Recovery is going well (and it is from a most minor event); there’s been no pain, but I have been tired this week . . . and so, I’ve been getting a lot of rest.
Night before last, I was awake at half past midnight. Not wide awake, and yet awake in the dead of night, and not quite tired enough then to return promptly to sleep. There was Sibelius in the CD-player (pre-conk-out music had been the Seventh Symphony, played by the Helsinki Phil and Paavo Berglund — and yes, I listened through to the end), so I decided to play Tapiola.
There was no question of nodding off to that wonderful tone-poem, of course. It simply struck me as the perfect opportunity to listen to it with complete concentration — and that this act of concentration would then leave me in a place more readily conducive to a return to sleep.
I did remain alert for the entire piece; and it was the best I have ever listened to it.
I’ve been reading — devouring, really — Simon Morrison’s book, The People’s Artist: Prokofiev’s Soviet Years. And so last night, where I should otherwise have been very well content to listen to some more Sibelius via Berglund, I was keen to revisit Prokofiev’s revised Fourth Symphony (Opus 112). Well, I was tired. And although the night before, I had stayed awake through the whole of Sibelius’s Seventh, last night I got to bed later, had less steam . . . I faded mid-Opus 112, and the last I remember being aware of was a patch of the first movement.
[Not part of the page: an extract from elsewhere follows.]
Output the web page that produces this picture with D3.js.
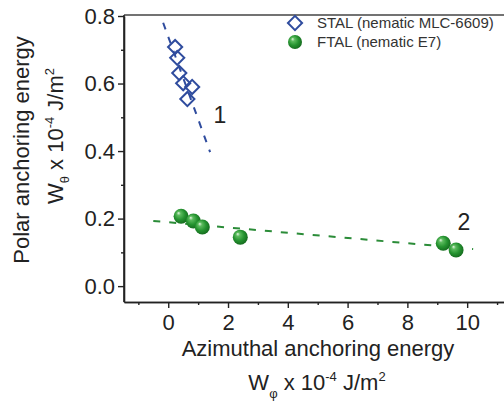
<!DOCTYPE html>
<html>
<head>
<meta charset="utf-8">
<script src="https://cdn.jsdelivr.net/npm/d3@7"></script>
<style>
  html, body { margin: 0; padding: 0; background: #fff; }
  svg { display: block; font-family: "Liberation Sans", Arial, sans-serif; }
</style>
</head>
<body>
<div id="chart"></div>
<script>
// ---- data ----
const stalX = [0.23, 0.30, 0.37, 0.50, 0.80, 0.64];
const stalY = [0.708, 0.676, 0.631, 0.601, 0.590, 0.554];
const ftalX = [0.43, 0.84, 1.14, 2.41, 9.20, 9.63];
const ftalY = [0.207, 0.193, 0.175, 0.145, 0.127, 0.107];
const fit1X = [-0.17, 1.40];
const fit1Y = [0.78, 0.397];
const fit2X = [-0.50, 10.20];
const fit2Y = [0.193, 0.110];
const xMajorTicks = [0, 2, 4, 6, 8, 10];
const xMinorTicks = [-1, 1, 3, 5, 7, 9, 11];
const yMajorTicks = [0.0, 0.2, 0.4, 0.6, 0.8];
const yMinorTicks = [0.1, 0.3, 0.5, 0.7];
const legendLabels = ["STAL (nematic MLC-6609)", "FTAL (nematic E7)"];
const curveLabels = ["1", "2"];

const W = 504, H = 406;
const svg = d3.select("#chart").append("svg").attr("width", W).attr("height", H);

const x = d3.scaleLinear().domain([-1.48, 11.5]).range([124, 512]);
const y = d3.scaleLinear().domain([-0.047, 0.8]).range([302, 16]);

const defs = svg.append("defs");
const grad = defs.append("radialGradient").attr("id", "sphere")
  .attr("cx", "45%").attr("cy", "45%").attr("r", "60%")
  .attr("fx", "32%").attr("fy", "28%");
grad.append("stop").attr("offset", "0%").attr("stop-color", "#e6f6e4");
grad.append("stop").attr("offset", "22%").attr("stop-color", "#5cbb5e");
grad.append("stop").attr("offset", "60%").attr("stop-color", "#259330");
grad.append("stop").attr("offset", "100%").attr("stop-color", "#13661c");

const blue = "#2f4c9e", green = "#2b8c38", axisCol = "#222";

// top border
svg.append("line").attr("x1", x.range()[0]).attr("x2", W).attr("y1", 15).attr("y2", 15)
  .attr("stroke", "#444").attr("stroke-width", 1.5);

// fit lines
const line = d3.line().x(d => x(d[0])).y(d => y(d[1]));
svg.append("path").datum(d3.zip(fit1X, fit1Y)).attr("d", line)
  .attr("fill", "none").attr("stroke", blue).attr("stroke-width", 2)
  .attr("stroke-dasharray", "7,8");
svg.append("path").datum(d3.zip(fit2X, fit2Y)).attr("d", line)
  .attr("fill", "none").attr("stroke", green).attr("stroke-width", 2)
  .attr("stroke-dasharray", "7,9");

// STAL diamonds
const diamond = d3.symbol().type(d3.symbolSquare).size(100);
svg.append("g").selectAll("path").data(d3.zip(stalX, stalY)).join("path")
  .attr("d", diamond)
  .attr("transform", d => `translate(${x(d[0])},${y(d[1])}) rotate(45)`)
  .attr("fill", "none").attr("stroke", blue).attr("stroke-width", 2);

// FTAL spheres
svg.append("g").selectAll("circle").data(d3.zip(ftalX, ftalY)).join("circle")
  .attr("cx", d => x(d[0])).attr("cy", d => y(d[1])).attr("r", 7.5)
  .attr("fill", "url(#sphere)");

// axes
const xAxis = d3.axisBottom(x).tickValues(xMajorTicks).tickSize(6).tickSizeOuter(0)
  .tickPadding(6).tickFormat(d3.format("d"));
const gx = svg.append("g").attr("transform", "translate(0,302)").call(xAxis);
const xMinor = d3.axisBottom(x).tickValues(xMinorTicks).tickSize(3).tickSizeOuter(0).tickFormat("");
const gxm = svg.append("g").attr("transform", "translate(0,302)").call(xMinor);

const yAxis = d3.axisLeft(y).tickValues(yMajorTicks).tickSize(6).tickSizeOuter(0)
  .tickPadding(3).tickFormat(d3.format(".1f"));
const gy = svg.append("g").attr("transform", "translate(124,0)").call(yAxis);
const yMinor = d3.axisLeft(y).tickValues(yMinorTicks).tickSize(3).tickSizeOuter(0).tickFormat("");
const gym = svg.append("g").attr("transform", "translate(124,0)").call(yMinor);

[gx, gxm, gy, gym].forEach(g => {
  g.selectAll(".domain").attr("stroke", axisCol).attr("stroke-width", 1.6);
  g.selectAll(".tick line").attr("stroke", axisCol).attr("stroke-width", 1.4);
  g.selectAll(".tick text").attr("fill", axisCol)
    .style("font-size", "22px").style("font-family", "'Liberation Sans', Arial, sans-serif");
});
gy.select(".domain").attr("d", `M0,${y.range()[0]}V${y.range()[1] - 1}`);
gx.selectAll(".tick text").attr("dy", "0.71em");

// axis titles
const tfont = "22px";
svg.append("text").attr("x", 318).attr("y", 356).attr("text-anchor", "middle")
  .attr("fill", axisCol).style("font-size", tfont).text("Azimuthal anchoring energy");

const xt2 = svg.append("text").attr("x", 317).attr("y", 390).attr("text-anchor", "middle")
  .attr("fill", axisCol).style("font-size", tfont);
xt2.append("tspan").text("W");
xt2.append("tspan").attr("dy", 8).style("font-size", "13px").text("φ");
xt2.append("tspan").attr("dy", -8).text(" x 10");
xt2.append("tspan").attr("dy", -9).style("font-size", "13px").text("-4");
xt2.append("tspan").attr("dy", 9).text(" J/m");
xt2.append("tspan").attr("dy", -9).style("font-size", "13px").text("2");

svg.append("text").attr("transform", "translate(29,150) rotate(-90)").attr("text-anchor", "middle")
  .attr("fill", axisCol).style("font-size", tfont).text("Polar anchoring energy");

const yt2 = svg.append("text").attr("transform", "translate(63,136) rotate(-90)").attr("text-anchor", "middle")
  .attr("fill", axisCol).style("font-size", tfont);
yt2.append("tspan").text("W");
yt2.append("tspan").attr("dy", 6).style("font-size", "13px").text("θ");
yt2.append("tspan").attr("dy", -6).text(" x 10");
yt2.append("tspan").attr("dy", -9).style("font-size", "13px").text("-4");
yt2.append("tspan").attr("dy", 9).text(" J/m");
yt2.append("tspan").attr("dy", -9).style("font-size", "13px").text("2");

// curve labels
svg.append("text").attr("x", 220).attr("y", 123).attr("text-anchor", "middle")
  .attr("fill", axisCol).style("font-size", "23px").text(curveLabels[0]);
svg.append("text").attr("x", 464).attr("y", 230).attr("text-anchor", "middle")
  .attr("fill", axisCol).style("font-size", "23px").text(curveLabels[1]);

// legend
const lg = svg.append("g");
lg.append("path").attr("d", diamond).attr("transform", "translate(295,23) rotate(45)")
  .attr("fill", "none").attr("stroke", blue).attr("stroke-width", 2);
lg.append("circle").attr("cx", 295).attr("cy", 42).attr("r", 7).attr("fill", "url(#sphere)");
lg.append("text").attr("x", 317).attr("y", 28).attr("fill", "#333").style("font-size", "15px").text(legendLabels[0]);
lg.append("text").attr("x", 317).attr("y", 47).attr("fill", "#333").style("font-size", "15px").text(legendLabels[1]);
</script>
</body>
</html>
And unlike the Tapiola incident above, last night I slept straight through to eight of the morning clock.
Late this morning, I cued up the last movement of the Prokofiev Fourth. Maybe that seemingly trivial departure from routine has done the trick (for every time before I have listened to the Fourth, it was all four movements in dutiful order). It surprised me how good that fourth movement sounded. Well, the file is open again on the Opus 112, I see.